Items —

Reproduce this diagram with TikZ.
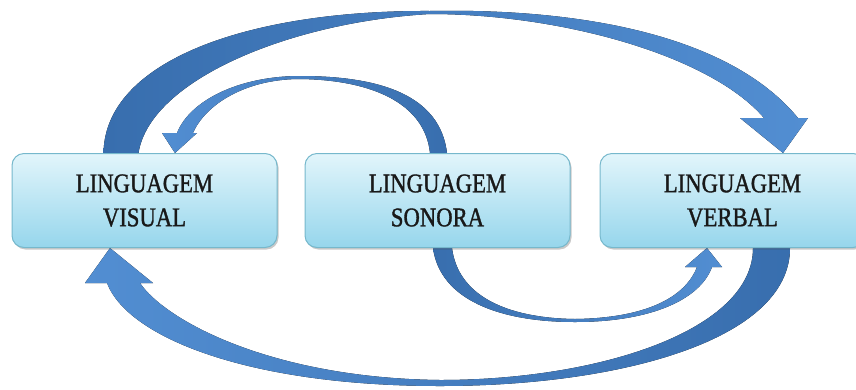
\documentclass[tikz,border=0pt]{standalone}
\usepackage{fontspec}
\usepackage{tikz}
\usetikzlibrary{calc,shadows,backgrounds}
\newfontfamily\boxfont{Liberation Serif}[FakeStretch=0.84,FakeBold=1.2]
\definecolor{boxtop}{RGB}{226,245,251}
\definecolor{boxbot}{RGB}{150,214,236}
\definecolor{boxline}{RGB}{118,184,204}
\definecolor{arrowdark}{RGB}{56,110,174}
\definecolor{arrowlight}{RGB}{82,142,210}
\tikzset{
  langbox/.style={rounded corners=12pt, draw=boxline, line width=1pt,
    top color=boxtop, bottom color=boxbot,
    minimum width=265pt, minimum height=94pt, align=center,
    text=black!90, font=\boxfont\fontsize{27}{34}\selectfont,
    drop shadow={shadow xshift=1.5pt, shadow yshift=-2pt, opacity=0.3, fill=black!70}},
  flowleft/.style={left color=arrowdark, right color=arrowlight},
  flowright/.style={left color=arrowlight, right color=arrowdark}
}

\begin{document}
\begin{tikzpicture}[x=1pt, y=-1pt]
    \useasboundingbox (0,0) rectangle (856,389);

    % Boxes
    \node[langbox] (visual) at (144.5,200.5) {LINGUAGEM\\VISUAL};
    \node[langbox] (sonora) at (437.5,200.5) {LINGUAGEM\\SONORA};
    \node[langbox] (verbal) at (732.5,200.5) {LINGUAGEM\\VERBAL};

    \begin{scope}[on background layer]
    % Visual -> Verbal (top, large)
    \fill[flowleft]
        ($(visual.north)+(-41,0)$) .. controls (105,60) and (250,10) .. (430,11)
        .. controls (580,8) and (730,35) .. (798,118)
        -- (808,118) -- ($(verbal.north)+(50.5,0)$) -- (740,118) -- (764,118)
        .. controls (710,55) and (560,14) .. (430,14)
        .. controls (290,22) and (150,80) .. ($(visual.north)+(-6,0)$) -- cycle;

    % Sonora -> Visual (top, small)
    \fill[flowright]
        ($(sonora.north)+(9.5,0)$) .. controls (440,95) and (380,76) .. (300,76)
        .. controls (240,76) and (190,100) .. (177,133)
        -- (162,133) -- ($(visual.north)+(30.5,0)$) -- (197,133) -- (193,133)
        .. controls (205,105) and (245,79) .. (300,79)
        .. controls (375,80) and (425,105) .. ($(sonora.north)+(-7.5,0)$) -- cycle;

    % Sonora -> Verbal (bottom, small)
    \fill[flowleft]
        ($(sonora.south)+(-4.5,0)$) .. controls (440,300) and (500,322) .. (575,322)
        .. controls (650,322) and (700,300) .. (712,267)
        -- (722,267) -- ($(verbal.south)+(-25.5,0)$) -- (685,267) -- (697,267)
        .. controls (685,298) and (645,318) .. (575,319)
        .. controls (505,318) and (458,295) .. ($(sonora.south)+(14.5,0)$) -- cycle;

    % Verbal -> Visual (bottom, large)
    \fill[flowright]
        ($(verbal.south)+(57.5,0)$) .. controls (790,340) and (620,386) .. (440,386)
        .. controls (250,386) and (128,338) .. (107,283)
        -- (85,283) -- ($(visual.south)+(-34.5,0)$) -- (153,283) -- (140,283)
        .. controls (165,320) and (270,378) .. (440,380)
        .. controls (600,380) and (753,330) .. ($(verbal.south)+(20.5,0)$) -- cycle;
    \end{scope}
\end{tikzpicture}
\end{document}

==

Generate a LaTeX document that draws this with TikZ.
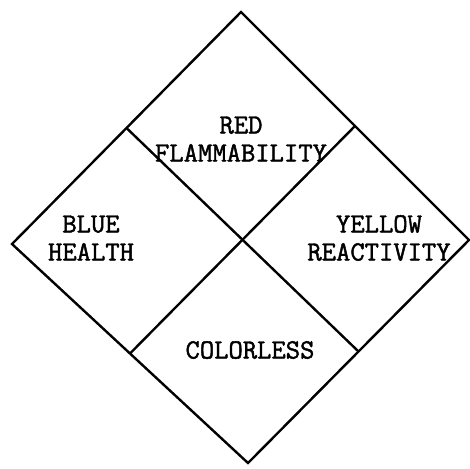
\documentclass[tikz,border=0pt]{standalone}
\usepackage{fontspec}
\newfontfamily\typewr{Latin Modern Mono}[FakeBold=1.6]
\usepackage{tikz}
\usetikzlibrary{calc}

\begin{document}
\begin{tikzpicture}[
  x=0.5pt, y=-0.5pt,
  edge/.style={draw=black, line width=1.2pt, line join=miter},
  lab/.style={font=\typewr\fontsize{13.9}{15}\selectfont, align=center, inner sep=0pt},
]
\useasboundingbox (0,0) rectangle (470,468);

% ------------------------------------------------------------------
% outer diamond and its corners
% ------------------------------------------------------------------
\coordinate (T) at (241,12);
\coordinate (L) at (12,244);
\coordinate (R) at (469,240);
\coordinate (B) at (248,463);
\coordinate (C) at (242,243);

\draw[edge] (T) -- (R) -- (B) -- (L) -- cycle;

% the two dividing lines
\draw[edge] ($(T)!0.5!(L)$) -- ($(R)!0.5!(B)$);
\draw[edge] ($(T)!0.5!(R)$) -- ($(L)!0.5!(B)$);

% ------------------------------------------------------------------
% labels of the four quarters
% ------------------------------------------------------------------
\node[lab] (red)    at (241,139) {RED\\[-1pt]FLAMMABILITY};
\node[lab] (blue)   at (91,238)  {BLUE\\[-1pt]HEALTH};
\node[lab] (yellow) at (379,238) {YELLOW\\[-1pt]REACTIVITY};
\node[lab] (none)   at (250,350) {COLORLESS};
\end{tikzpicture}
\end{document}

...

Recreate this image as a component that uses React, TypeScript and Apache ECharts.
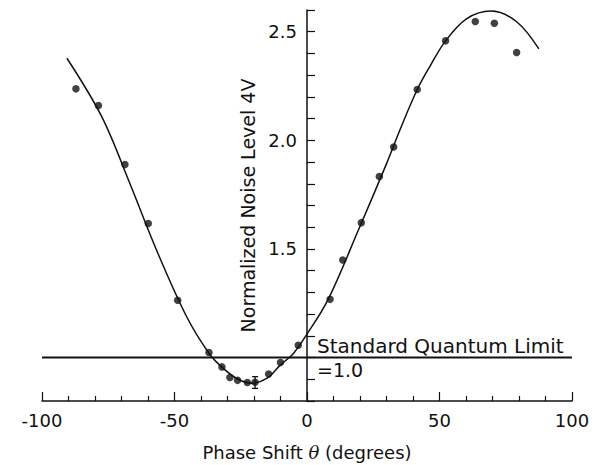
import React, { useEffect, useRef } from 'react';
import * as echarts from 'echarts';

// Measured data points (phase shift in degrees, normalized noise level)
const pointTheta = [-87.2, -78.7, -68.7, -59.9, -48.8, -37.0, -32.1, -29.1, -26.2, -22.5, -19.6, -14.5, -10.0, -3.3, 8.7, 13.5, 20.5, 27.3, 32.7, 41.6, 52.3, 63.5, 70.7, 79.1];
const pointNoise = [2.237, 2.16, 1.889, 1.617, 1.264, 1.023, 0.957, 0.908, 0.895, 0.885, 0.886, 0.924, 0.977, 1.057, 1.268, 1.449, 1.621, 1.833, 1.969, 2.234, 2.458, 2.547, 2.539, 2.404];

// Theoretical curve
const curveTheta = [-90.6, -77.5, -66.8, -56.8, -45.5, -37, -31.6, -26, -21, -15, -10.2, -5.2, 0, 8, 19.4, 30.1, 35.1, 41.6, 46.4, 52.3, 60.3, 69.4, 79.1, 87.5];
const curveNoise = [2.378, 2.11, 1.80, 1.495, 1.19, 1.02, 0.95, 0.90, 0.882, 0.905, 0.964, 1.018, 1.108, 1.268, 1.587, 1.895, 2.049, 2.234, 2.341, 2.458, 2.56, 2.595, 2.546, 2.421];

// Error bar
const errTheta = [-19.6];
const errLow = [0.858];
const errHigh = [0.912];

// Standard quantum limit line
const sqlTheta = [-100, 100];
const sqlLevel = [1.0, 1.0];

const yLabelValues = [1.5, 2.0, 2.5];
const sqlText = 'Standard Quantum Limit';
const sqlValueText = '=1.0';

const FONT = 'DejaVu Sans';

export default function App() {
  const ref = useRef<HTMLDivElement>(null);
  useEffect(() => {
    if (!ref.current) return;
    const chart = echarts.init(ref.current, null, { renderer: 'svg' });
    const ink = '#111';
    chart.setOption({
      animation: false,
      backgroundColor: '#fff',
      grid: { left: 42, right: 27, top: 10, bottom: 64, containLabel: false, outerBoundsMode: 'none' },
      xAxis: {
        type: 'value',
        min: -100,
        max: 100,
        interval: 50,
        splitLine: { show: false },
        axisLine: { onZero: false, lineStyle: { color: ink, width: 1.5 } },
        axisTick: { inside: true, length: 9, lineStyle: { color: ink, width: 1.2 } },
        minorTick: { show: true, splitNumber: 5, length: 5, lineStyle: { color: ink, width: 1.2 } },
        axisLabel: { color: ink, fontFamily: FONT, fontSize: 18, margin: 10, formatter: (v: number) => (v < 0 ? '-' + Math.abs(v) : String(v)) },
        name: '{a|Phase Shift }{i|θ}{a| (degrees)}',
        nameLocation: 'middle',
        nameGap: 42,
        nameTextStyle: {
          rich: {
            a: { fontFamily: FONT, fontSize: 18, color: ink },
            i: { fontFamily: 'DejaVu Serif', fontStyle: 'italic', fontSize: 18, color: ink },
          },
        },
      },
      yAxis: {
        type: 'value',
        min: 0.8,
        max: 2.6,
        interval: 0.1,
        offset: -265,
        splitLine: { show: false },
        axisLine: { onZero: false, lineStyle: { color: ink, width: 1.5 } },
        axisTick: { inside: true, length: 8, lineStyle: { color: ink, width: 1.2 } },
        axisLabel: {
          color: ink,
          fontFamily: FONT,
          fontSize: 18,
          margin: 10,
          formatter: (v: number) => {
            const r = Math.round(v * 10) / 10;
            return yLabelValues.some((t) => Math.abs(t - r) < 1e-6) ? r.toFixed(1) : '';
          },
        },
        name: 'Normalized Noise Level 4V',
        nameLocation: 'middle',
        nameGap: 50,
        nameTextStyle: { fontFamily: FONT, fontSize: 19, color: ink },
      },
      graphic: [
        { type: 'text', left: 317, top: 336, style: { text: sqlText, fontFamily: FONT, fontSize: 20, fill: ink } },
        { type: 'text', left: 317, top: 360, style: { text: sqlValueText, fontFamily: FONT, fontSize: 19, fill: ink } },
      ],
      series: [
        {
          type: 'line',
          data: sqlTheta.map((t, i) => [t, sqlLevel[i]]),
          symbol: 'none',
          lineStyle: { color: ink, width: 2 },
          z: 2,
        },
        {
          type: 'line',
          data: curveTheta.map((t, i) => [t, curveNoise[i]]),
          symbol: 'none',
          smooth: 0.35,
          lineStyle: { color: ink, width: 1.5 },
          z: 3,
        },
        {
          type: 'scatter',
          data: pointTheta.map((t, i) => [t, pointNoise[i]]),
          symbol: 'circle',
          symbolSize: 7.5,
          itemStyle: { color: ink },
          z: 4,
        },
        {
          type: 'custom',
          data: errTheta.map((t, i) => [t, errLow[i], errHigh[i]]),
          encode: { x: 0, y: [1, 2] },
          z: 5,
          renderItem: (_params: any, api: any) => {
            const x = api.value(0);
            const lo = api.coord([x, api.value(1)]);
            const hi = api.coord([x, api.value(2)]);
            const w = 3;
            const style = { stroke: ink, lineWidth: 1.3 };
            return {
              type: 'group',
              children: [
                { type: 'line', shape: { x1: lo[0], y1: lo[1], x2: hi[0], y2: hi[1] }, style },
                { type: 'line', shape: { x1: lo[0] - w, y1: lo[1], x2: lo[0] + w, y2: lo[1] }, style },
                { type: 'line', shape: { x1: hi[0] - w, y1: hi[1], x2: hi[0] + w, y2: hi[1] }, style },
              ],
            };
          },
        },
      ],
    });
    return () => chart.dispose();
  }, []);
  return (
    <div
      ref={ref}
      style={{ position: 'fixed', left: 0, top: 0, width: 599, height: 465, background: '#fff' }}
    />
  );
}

The task — Copy out all lines from the material above that contain the string "this".

Exercise answer —
Reproduce this diagram with TikZ.
Generate a LaTeX document that draws this with TikZ.
Recreate this image as a component that uses React, TypeScript and Apache ECharts.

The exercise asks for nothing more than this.